Ohio’s oil and gas industry does not escape Gov. Kasich’s tax increases either. The MBR proposes to increase the severance tax rate to 2.75-percent of a producer’s gross receipts – a primary pay-for for the proposed income tax cuts. One of the most startling components of the oil and gas tax increase, however, is the divergence of 20-percent of severance tax revenue to local governments in shale oil and gas producing regions. The state monies would be overseen by a new government bureaucracy called the Ohio Shale Gas Regional Commission (a nine member board appointed by the Governor). On the positive side, Gov. Kasich is pushing for the elimination of severance taxes on small convention gas producers – less than 910,000 cu.ft/quarter). All-in-all, the severance tax increase would amount to an $874 million tax hike by 2017. 

Another troubling component of Gov. Kasich’s MBR is the regressive tax hike placed on tobacco consumers. Over a two year period Ohio’s tax on cigarettes would increase from $1.25 to $1.85 a pack.
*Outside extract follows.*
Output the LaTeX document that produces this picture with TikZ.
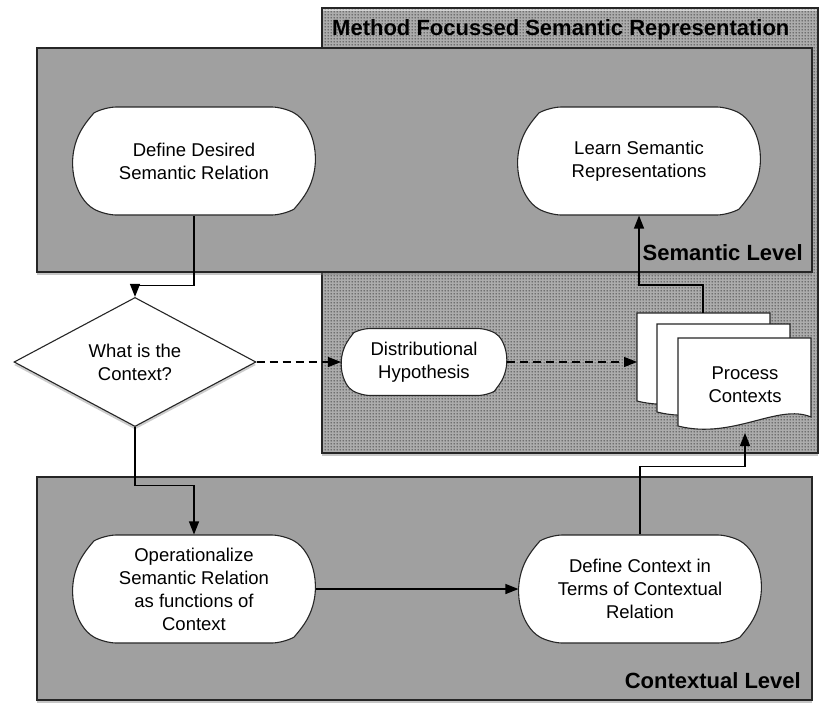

This tax increase will be borne primarily by lower-income earners. Even more important, tobacco taxes have repeatedly proven to be a declining source of revenue and an inadequate pay-for for permanent income tax reductions.

Along the same lines of the proposed tobacco tax increase, Gov. Kasich has proposed an equivalent tax on e-cigarette and vapor products.  Currently, under Ohio law, these products are not taxed in the same manner as tobacco products. The fact is, e-cigarettes and vapor products are not equivalent to tobacco products and are often used as a means to quit harmful combustible tobacco products.

In total, the Governor’s MBR tax plan amounts to a $174 million tax cut for Ohioans over three years. Gov. Kasich should work with lawmakers in Columbus to craft a pro-growth tax reform measure, consolidating income tax brackets while reducing the tax burden and simplifying the mess that is the municipal income tax regime. Avoiding any “rob Peter to pay Paul” schemes would be key in this process. Yes, Ohio needs to continue its efforts to reform the tax code, but doing so on the backs of the oil and gas industry, Ohio businesses, tobacco consumers, and vapor product consumers is not the way to achieve this.

UPDATE: This post has been updated to reflect that Ohio’s Earned Income Tax Credit is non-refundable and therefore is a tax cut and not government spending. In total, the MBR amounts to a $174 million tax cut over three years.